- **Task brief**: Print each line exactly as it is given.

*-*-*

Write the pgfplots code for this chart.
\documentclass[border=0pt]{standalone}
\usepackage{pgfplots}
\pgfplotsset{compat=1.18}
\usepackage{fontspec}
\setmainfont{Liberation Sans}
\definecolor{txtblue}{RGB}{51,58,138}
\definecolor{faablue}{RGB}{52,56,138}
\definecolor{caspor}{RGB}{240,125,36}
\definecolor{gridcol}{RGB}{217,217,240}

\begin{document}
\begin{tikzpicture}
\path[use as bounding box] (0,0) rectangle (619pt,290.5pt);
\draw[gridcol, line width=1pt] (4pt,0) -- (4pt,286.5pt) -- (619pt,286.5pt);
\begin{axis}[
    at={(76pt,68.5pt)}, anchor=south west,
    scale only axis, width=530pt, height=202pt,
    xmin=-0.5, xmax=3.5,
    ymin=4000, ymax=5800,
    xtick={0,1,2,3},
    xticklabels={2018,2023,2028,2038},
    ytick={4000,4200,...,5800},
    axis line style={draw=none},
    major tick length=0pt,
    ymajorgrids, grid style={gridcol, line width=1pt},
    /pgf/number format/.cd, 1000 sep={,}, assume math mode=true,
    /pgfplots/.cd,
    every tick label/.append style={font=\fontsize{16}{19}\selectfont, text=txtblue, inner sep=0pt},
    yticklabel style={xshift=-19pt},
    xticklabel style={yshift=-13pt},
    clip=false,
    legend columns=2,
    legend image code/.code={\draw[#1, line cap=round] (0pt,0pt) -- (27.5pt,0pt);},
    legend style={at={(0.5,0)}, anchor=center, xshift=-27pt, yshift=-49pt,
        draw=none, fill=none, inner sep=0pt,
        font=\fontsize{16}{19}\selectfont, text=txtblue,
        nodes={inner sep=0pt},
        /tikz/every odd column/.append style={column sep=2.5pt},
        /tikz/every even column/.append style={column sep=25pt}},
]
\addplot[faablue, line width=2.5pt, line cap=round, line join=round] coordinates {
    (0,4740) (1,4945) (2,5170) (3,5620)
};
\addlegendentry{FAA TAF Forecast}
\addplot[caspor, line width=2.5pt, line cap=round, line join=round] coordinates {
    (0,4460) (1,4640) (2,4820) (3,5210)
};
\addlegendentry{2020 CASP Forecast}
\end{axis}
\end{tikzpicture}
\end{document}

*-*-*

- **Task output**:
Write the pgfplots code for this chart.
\documentclass[border=0pt]{standalone}
\usepackage{pgfplots}
\pgfplotsset{compat=1.18}
\usepackage{fontspec}
\setmainfont{Liberation Sans}
\definecolor{txtblue}{RGB}{51,58,138}
\definecolor{faablue}{RGB}{52,56,138}
\definecolor{caspor}{RGB}{240,125,36}
\definecolor{gridcol}{RGB}{217,217,240}

\begin{document}
\begin{tikzpicture}
\path[use as bounding box] (0,0) rectangle (619pt,290.5pt);
\draw[gridcol, line width=1pt] (4pt,0) -- (4pt,286.5pt) -- (619pt,286.5pt);
\begin{axis}[
    at={(76pt,68.5pt)}, anchor=south west,
    scale only axis, width=530pt, height=202pt,
    xmin=-0.5, xmax=3.5,
    ymin=4000, ymax=5800,
    xtick={0,1,2,3},
    xticklabels={2018,2023,2028,2038},
    ytick={4000,4200,...,5800},
    axis line style={draw=none},
    major tick length=0pt,
    ymajorgrids, grid style={gridcol, line width=1pt},
    /pgf/number format/.cd, 1000 sep={,}, assume math mode=true,
    /pgfplots/.cd,
    every tick label/.append style={font=\fontsize{16}{19}\selectfont, text=txtblue, inner sep=0pt},
    yticklabel style={xshift=-19pt},
    xticklabel style={yshift=-13pt},
    clip=false,
    legend columns=2,
    legend image code/.code={\draw[#1, line cap=round] (0pt,0pt) -- (27.5pt,0pt);},
    legend style={at={(0.5,0)}, anchor=center, xshift=-27pt, yshift=-49pt,
        draw=none, fill=none, inner sep=0pt,
        font=\fontsize{16}{19}\selectfont, text=txtblue,
        nodes={inner sep=0pt},
        /tikz/every odd column/.append style={column sep=2.5pt},
        /tikz/every even column/.append style={column sep=25pt}},
]
\addplot[faablue, line width=2.5pt, line cap=round, line join=round] coordinates {
    (0,4740) (1,4945) (2,5170) (3,5620)
};
\addlegendentry{FAA TAF Forecast}
\addplot[caspor, line width=2.5pt, line cap=round, line join=round] coordinates {
    (0,4460) (1,4640) (2,4820) (3,5210)
};
\addlegendentry{2020 CASP Forecast}
\end{axis}
\end{tikzpicture}
\end{document}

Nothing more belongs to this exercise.